-- start of EXERCISE INPUTS --

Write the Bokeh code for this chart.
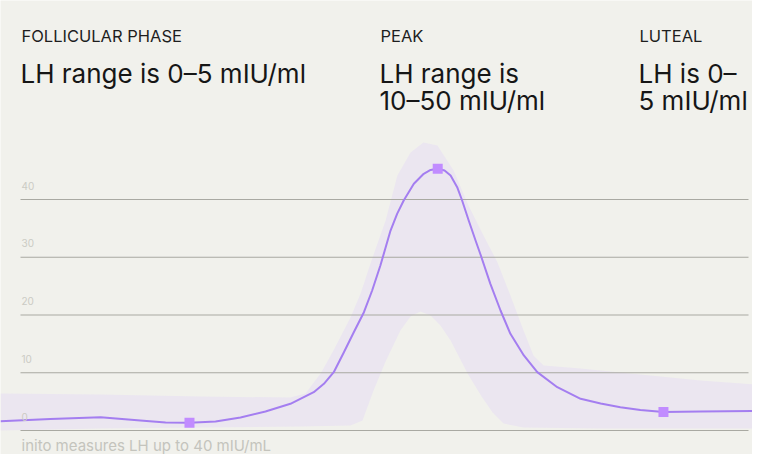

-- end of EXERCISE INPUTS --
-- start of EXERCISE INPUTS --

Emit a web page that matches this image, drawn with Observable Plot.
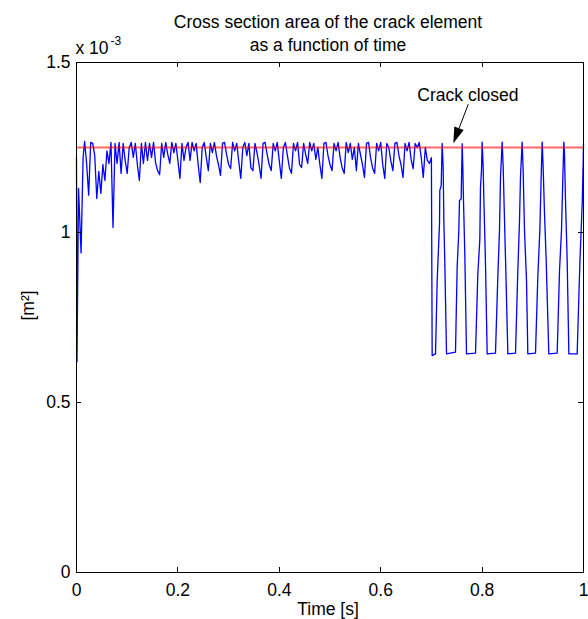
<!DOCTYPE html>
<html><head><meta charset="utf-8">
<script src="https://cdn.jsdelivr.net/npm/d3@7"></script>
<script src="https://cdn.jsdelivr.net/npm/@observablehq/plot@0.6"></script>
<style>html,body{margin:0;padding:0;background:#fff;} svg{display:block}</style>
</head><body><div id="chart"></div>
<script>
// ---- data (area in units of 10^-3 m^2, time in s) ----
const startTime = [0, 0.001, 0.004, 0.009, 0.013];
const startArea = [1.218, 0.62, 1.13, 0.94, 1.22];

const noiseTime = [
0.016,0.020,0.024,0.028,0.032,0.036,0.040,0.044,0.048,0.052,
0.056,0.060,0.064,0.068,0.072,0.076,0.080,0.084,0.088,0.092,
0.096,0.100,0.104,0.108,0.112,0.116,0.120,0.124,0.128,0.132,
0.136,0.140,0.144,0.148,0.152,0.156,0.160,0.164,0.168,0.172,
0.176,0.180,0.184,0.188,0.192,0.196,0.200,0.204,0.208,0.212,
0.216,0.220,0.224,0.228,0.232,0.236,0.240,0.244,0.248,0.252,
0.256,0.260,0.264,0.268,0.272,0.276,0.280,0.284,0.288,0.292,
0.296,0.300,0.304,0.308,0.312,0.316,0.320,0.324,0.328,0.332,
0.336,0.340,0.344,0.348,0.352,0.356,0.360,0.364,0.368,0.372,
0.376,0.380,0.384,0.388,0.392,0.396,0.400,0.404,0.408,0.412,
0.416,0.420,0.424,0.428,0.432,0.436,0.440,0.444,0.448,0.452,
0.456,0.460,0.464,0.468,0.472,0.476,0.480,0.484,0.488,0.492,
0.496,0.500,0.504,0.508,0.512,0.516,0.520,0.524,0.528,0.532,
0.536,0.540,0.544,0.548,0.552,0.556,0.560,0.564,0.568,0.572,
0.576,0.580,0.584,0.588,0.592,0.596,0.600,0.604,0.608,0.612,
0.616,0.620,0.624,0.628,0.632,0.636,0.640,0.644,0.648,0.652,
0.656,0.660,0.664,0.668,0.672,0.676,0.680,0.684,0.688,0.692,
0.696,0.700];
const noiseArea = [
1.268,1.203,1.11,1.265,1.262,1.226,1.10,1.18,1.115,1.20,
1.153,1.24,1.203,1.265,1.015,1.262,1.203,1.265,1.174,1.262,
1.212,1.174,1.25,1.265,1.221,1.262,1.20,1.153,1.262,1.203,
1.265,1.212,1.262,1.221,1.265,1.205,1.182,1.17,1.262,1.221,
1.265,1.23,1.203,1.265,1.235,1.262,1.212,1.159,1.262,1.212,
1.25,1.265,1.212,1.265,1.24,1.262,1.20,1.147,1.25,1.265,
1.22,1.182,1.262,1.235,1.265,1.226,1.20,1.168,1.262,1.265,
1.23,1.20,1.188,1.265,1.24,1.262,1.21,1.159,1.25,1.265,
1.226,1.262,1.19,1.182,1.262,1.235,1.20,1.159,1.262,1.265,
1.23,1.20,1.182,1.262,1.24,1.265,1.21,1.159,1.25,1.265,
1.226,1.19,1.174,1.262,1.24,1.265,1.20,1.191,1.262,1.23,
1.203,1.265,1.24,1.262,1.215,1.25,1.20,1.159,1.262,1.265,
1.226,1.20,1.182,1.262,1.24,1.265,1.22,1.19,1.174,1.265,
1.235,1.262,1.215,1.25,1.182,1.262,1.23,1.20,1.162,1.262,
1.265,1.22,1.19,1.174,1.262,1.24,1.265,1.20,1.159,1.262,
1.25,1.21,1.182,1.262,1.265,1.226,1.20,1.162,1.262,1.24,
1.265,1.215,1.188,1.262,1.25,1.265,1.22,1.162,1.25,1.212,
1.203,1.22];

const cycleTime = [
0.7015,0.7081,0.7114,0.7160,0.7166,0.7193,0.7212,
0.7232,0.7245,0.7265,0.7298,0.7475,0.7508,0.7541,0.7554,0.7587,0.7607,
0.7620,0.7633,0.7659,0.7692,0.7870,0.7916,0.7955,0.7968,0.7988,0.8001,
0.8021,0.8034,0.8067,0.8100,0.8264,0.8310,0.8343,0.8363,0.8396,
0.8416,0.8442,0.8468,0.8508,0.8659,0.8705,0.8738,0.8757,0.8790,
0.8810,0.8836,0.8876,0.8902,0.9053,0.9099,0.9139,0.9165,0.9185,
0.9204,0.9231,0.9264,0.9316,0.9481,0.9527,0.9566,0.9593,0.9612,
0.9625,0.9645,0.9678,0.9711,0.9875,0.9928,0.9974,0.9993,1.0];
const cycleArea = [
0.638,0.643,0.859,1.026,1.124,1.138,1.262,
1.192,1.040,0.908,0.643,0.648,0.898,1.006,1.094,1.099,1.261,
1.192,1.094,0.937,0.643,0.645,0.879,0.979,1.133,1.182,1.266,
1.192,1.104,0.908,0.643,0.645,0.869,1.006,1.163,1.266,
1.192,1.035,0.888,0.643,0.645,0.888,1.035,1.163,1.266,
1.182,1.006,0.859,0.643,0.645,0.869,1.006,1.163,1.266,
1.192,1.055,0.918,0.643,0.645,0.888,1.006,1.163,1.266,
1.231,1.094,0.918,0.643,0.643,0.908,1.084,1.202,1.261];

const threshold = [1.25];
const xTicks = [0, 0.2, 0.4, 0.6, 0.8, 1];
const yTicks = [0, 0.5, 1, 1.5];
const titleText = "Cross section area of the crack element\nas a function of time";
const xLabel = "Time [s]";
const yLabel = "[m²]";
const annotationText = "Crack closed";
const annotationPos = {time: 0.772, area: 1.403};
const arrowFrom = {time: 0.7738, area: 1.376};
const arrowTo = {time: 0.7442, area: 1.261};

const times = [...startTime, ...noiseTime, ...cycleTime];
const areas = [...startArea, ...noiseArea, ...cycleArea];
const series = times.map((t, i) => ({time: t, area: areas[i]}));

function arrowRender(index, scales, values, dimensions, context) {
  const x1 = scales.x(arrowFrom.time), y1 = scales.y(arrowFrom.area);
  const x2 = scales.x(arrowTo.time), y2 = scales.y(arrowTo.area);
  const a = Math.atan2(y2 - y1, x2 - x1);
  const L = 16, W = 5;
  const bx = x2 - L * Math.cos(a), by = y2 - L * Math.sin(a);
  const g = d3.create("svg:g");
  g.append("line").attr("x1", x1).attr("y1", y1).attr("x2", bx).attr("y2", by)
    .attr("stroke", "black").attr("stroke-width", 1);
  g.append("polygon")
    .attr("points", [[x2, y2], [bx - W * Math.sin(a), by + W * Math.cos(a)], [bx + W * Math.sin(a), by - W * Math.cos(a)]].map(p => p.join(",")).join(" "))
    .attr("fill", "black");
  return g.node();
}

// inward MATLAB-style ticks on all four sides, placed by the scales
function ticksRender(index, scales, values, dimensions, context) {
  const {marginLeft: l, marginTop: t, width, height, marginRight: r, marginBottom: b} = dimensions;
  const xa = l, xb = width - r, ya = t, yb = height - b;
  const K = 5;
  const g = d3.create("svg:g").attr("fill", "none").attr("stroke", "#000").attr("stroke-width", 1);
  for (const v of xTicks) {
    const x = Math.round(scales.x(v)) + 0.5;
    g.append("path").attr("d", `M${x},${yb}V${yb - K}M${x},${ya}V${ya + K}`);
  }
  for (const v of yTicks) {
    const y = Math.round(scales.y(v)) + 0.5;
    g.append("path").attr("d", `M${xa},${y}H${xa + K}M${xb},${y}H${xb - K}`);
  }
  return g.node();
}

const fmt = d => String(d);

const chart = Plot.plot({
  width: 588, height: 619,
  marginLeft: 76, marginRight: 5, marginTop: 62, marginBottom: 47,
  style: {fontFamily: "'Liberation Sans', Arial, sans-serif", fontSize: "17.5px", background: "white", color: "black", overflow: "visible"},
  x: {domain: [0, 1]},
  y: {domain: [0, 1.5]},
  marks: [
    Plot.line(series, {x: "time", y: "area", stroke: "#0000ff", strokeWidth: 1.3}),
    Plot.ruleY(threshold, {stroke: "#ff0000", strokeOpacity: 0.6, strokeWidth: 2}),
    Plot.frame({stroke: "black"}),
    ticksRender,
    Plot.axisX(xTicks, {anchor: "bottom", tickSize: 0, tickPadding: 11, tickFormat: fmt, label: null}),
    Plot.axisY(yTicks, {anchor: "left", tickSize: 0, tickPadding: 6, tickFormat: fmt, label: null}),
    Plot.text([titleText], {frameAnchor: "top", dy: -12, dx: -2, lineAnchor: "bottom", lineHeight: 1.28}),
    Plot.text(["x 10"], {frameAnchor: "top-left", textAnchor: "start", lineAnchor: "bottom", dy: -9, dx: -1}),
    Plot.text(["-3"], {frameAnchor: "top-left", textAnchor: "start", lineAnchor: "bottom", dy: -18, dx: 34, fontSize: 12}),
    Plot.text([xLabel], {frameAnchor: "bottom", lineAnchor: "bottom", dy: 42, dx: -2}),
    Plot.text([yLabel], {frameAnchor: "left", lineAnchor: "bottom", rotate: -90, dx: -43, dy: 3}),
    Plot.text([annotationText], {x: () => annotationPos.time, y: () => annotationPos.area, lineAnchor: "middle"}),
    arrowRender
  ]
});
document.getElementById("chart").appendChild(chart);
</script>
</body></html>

-- end of EXERCISE INPUTS --
-- start of EXERCISE INPUTS --

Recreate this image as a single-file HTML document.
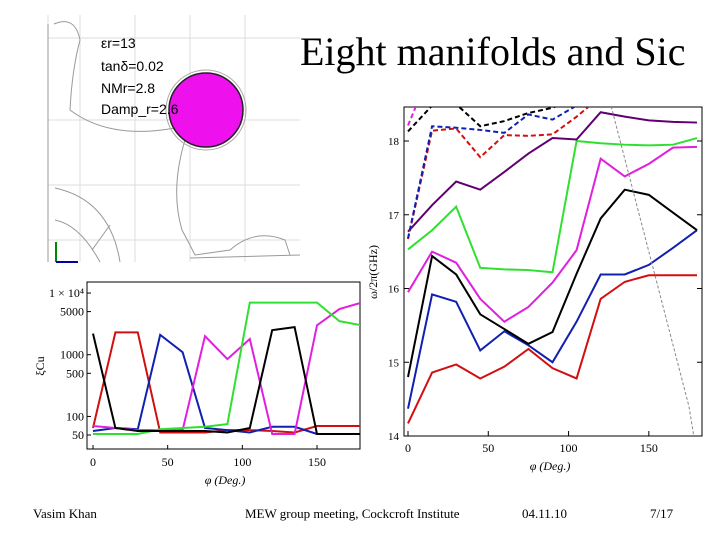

-- end of EXERCISE INPUTS --

* _YOUR OBJECTIVE_
Please quote only the span of lines whose first line contains "Emit a web page" and whose last line contains "const startArea = [1.218, 0.62, 1.13, 0.94, 1.22];", leaving every picture out.

* _COMPLETED EXERCISE_
Emit a web page that matches this image, drawn with Observable Plot.
<!DOCTYPE html>
<html><head><meta charset="utf-8">
<script src="https://cdn.jsdelivr.net/npm/d3@7"></script>
<script src="https://cdn.jsdelivr.net/npm/@observablehq/plot@0.6"></script>
<style>html,body{margin:0;padding:0;background:#fff;} svg{display:block}</style>
</head><body><div id="chart"></div>
<script>
// ---- data (area in units of 10^-3 m^2, time in s) ----
const startTime = [0, 0.001, 0.004, 0.009, 0.013];
const startArea = [1.218, 0.62, 1.13, 0.94, 1.22];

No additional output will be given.